Seule lueur dans cette chape de
plomb, et encore, visible par les seuls scrutateurs des tréfonds de l’Internet vietnamien, l’Ecole de
formation des officiers de l’armée de terre n°1, située à Sơn Tây, près de
Hanoi, a publié sur son site un bref article sur la visite dans ses murs de la
délégation de Saint-Cyr, le 21 juin. L’article, très sobre mais illustré d’une
photo – la seule publiée, non par la presse, mais par l’armée populaire et pour un auditorat d’initiés – mentionne l’accueil de la délégation par le général de
brigade Vũ Thành Vinh, directeur adjoint de l’Ecole, des présentations
générales et une rencontre « internationale » de volley. Il se
conclut sobrement sur la satisfaction d’une organisation « conforme au
protocole des relations extérieures et dans d’excellentes conditions de
sécurité »…
|
Intervention du lieutenant-colonel Talon,
attaché de défense à Hanoi |
Des mots qui illustrent
finalement bien l’esprit de la politique de coopération de défense
vietnamienne, officiellement ouverte sur des technologies modernes et
occidentales, mais intrinsèquement bridée par le poids du Parti, de l’Histoire
et privilégiant les solidarités avec des « pays-frères », forgées
durant les années de lutte pour l’indépendance.

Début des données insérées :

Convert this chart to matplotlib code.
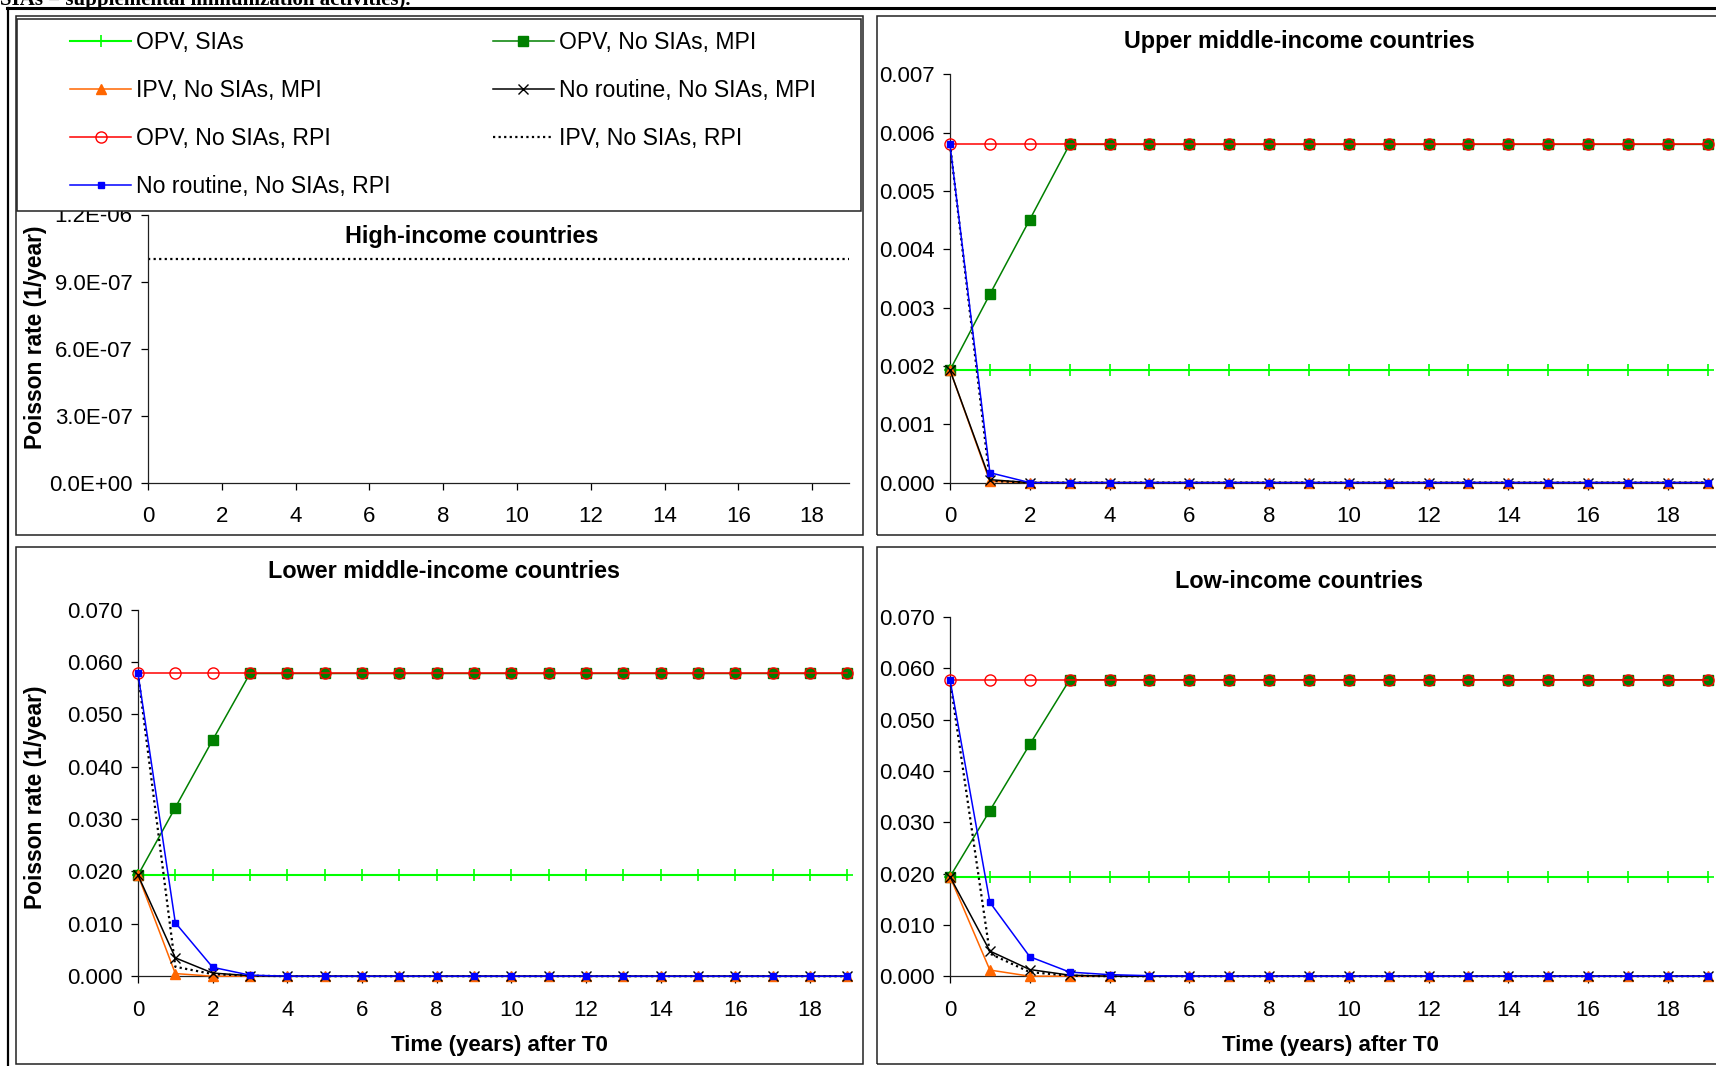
import matplotlib.pyplot as plt
from matplotlib.patches import Rectangle
from matplotlib.lines import Line2D
from matplotlib.ticker import FormatStrFormatter, FuncFormatter

plt.rcParams['font.family'] = ['Liberation Sans', 'DejaVu Sans']

W, H = 1716, 1066
years = list(range(20))

series_names = ['OPV, SIAs', 'OPV, No SIAs, MPI', 'IPV, No SIAs, MPI',
                'No routine, No SIAs, MPI', 'OPV, No SIAs, RPI',
                'IPV, No SIAs, RPI', 'No routine, No SIAs, RPI']

# high-income: only the IPV/RPI scenario is on the chart
hi_ipv_rpi = [1.0e-06] * 20

# upper middle-income
umi_opv_sias = [0.00193] * 20
umi_opv_mpi = [0.00193, 0.00323, 0.00451] + [0.0058] * 17
umi_ipv_mpi = [0.00193, 0.00002] + [0.0] * 18
umi_nor_mpi = [0.00193, 0.00005] + [0.0] * 18
umi_opv_rpi = [0.0058] * 20
umi_ipv_rpi = [0.0058, 0.00003] + [0.0] * 18
umi_nor_rpi = [0.0058, 0.00017] + [0.0] * 18

# lower middle-income
lmi_opv_sias = [0.0193] * 20
lmi_opv_mpi = [0.0193, 0.0322, 0.0451] + [0.0578] * 17
lmi_ipv_mpi = [0.0193, 0.0005] + [0.0] * 18
lmi_nor_mpi = [0.0193, 0.0035, 0.0006, 0.0001] + [0.0] * 16
lmi_opv_rpi = [0.0578] * 20
lmi_ipv_rpi = [0.0578, 0.0018, 0.0004, 0.0001] + [0.0] * 16
lmi_nor_rpi = [0.0578, 0.0102, 0.0017, 0.0002] + [0.0] * 16

# low-income
li_opv_sias = [0.0194] * 20
li_opv_mpi = [0.0194, 0.0323, 0.0452] + [0.0578] * 17
li_ipv_mpi = [0.0194, 0.0012] + [0.0] * 18
li_nor_mpi = [0.0194, 0.0049, 0.0013, 0.0002] + [0.0] * 16
li_opv_rpi = [0.0578] * 20
li_ipv_rpi = [0.0578, 0.0044, 0.0008, 0.0001] + [0.0] * 16
li_nor_rpi = [0.0578, 0.0144, 0.0038, 0.0008, 0.0003, 0.0001] + [0.0] * 14

styles = {
    'OPV, SIAs': dict(color='#00FF00', marker='+', ms=9, mew=1.2, lw=1.5),
    'OPV, No SIAs, MPI': dict(color='#008000', marker='s', ms=7, lw=1.1),
    'IPV, No SIAs, MPI': dict(color='#FF6600', marker='^', ms=7, lw=1.1),
    'No routine, No SIAs, MPI': dict(color='black', marker='x', ms=7, mew=1.0, lw=1.1),
    'OPV, No SIAs, RPI': dict(color='red', marker='o', ms=8, mfc='none', lw=1.1),
    'IPV, No SIAs, RPI': dict(color='black', ls=(0, (1, 1.5)), lw=1.6),
    'No routine, No SIAs, RPI': dict(color='blue', marker='s', ms=4, lw=1.1),
}

FS = 16
TFS = 16.8


def fbox(x0, y0, x1, y1):
    return [x0 / W, 1 - y1 / H, (x1 - x0) / W, (y1 - y0) / H]


def fx(x):
    return x / W


def fy(y):
    return 1 - y / H


fig = plt.figure(figsize=(W / 100, H / 100), dpi=100)

ax_hi = fig.add_axes(fbox(148, 214.5, 849, 482.6))
ax_umi = fig.add_axes(fbox(950, 74.4, 1707.8, 482.6))
ax_lmi = fig.add_axes(fbox(138, 609.6, 847.2, 976.2))
ax_li = fig.add_axes(fbox(950, 617.2, 1707.8, 976.2))

ax_hi.plot(years, hi_ipv_rpi, clip_on=False, **styles['IPV, No SIAs, RPI'])

panel_data = [
    (ax_umi, [umi_opv_sias, umi_opv_mpi, umi_ipv_mpi, umi_nor_mpi, umi_opv_rpi, umi_ipv_rpi, umi_nor_rpi]),
    (ax_lmi, [lmi_opv_sias, lmi_opv_mpi, lmi_ipv_mpi, lmi_nor_mpi, lmi_opv_rpi, lmi_ipv_rpi, lmi_nor_rpi]),
    (ax_li, [li_opv_sias, li_opv_mpi, li_ipv_mpi, li_nor_mpi, li_opv_rpi, li_ipv_rpi, li_nor_rpi]),
]
handles = {}
for ax, vals in panel_data:
    for k, (name, v) in enumerate(zip(series_names, vals)):
        ln, = ax.plot(years, v, clip_on=False, zorder=3 + k, label=name, **styles[name])
        handles[name] = ln

for ax in [ax_hi, ax_umi, ax_lmi, ax_li]:
    ax.set_xlim(0, 19)
    ax.set_xticks(range(0, 19, 2))
    for s in ['top', 'right']:
        ax.spines[s].set_visible(False)
    for s in ['left', 'bottom']:
        ax.spines[s].set_linewidth(0.9)
        ax.spines[s].set_color('#202020')
    ax.tick_params(direction='out', length=5, width=0.9, labelsize=FS, pad=6)
    ax.tick_params(axis='x', pad=12)
    ax.set_facecolor('none')

ax_hi.set_ylim(0, 1.2e-06)
ax_hi.set_yticks([0, 3e-07, 6e-07, 9e-07, 1.2e-06])
ax_hi.yaxis.set_major_formatter(FuncFormatter(lambda v, p: '{:.1E}'.format(v)))

ax_umi.set_ylim(0, 0.007)
ax_umi.set_yticks([0.000, 0.001, 0.002, 0.003, 0.004, 0.005, 0.006, 0.007])
ax_umi.yaxis.set_major_formatter(FormatStrFormatter('%.3f'))

for ax in [ax_lmi, ax_li]:
    ax.set_ylim(0, 0.07)
    ax.set_yticks([0.00, 0.01, 0.02, 0.03, 0.04, 0.05, 0.06, 0.07])
    ax.yaxis.set_major_formatter(FormatStrFormatter('%.3f'))

# panel titles and axis labels
fig.text(fx(472), fy(236), 'High-income countries', ha='center', va='center', fontsize=TFS, fontweight='bold')
fig.text(fx(1299), fy(41.5), 'Upper middle-income countries', ha='center', va='center', fontsize=TFS, fontweight='bold')
fig.text(fx(444), fy(572), 'Lower middle-income countries', ha='center', va='center', fontsize=TFS, fontweight='bold')
fig.text(fx(1299), fy(582), 'Low-income countries', ha='center', va='center', fontsize=TFS, fontweight='bold')
fig.text(fx(36), fy(337), 'Poisson rate (1/year)', ha='center', va='center', rotation=90, fontsize=16.4, fontweight='bold')
fig.text(fx(36), fy(797), 'Poisson rate (1/year)', ha='center', va='center', rotation=90, fontsize=16.4, fontweight='bold')
fig.text(fx(499), fy(1045), 'Time (years) after T0', ha='center', va='center', fontsize=FS, fontweight='bold')
fig.text(fx(1330), fy(1045), 'Time (years) after T0', ha='center', va='center', fontsize=FS, fontweight='bold')

# caption line cut off at the top
fig.text(0.0, fy(5), 'SIAs = supplemental immunization activities).', ha='left', va='baseline',
         fontsize=15, fontweight='bold', family='Liberation Serif')

# frames
for x0, y0, x1, y1 in [(16, 16, 863, 535), (877, 16, 1722, 535), (16, 547, 863, 1064), (877, 547, 1722, 1064)]:
    fig.add_artist(Rectangle((fx(x0), fy(y1)), (x1 - x0) / W, (y1 - y0) / H, transform=fig.transFigure,
                             fill=False, lw=1.1, ec='#222222', clip_on=False))
fig.add_artist(Line2D([fx(7), 1], [fy(7.5), fy(7.5)], lw=2.2, color='black'))
fig.add_artist(Line2D([fx(8), fx(8)], [fy(7.5), 0], lw=1.6, color='black'))

# legend box
fig.add_artist(Rectangle((fx(17), fy(211)), (861 - 17) / W, (211 - 19) / H, transform=fig.transFigure,
                         fill=True, fc='white', lw=1.1, ec='#222222', zorder=5))
order = ['OPV, SIAs', 'IPV, No SIAs, MPI', 'OPV, No SIAs, RPI', 'No routine, No SIAs, RPI',
         'OPV, No SIAs, MPI', 'No routine, No SIAs, MPI', 'IPV, No SIAs, RPI']
leg = fig.legend([handles[n] for n in order], order, ncol=2, loc='upper left',
                 bbox_to_anchor=(fx(70), fy(31)), frameon=False, fontsize=16.6,
                 borderpad=0, borderaxespad=0, handlelength=2.65, handletextpad=0.2,
                 columnspacing=4.45, labelspacing=1.08, numpoints=1)
leg.set_zorder(6)

fig.savefig('out.png', dpi=100)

(*) Né le 1er octobre 1920,
Saint-Cyrien de la promotion « Croix de Provence », le capitaine
Hervouët commandait depuis le 09 janvier 1954 l’escadron de chars français à
Điện Biên Phủ. Il est décédé le 10 juillet 1954 de ses blessures et des épreuves imposées
par les Vietnamiens aux survivants de la bataille. Cliquer
ici pour accéder à sa biographie, sur le site de la Promotion
Hervouët.
(**) Le général Lịch n’a pas
hésité à affirmer que « le Viêt Nam considère le partenariat stratégique
entre la république française et le Viêt Nam est prêt à être le pont qui
permettra à la France de renforcer sa coopération avec l’ASEAN ».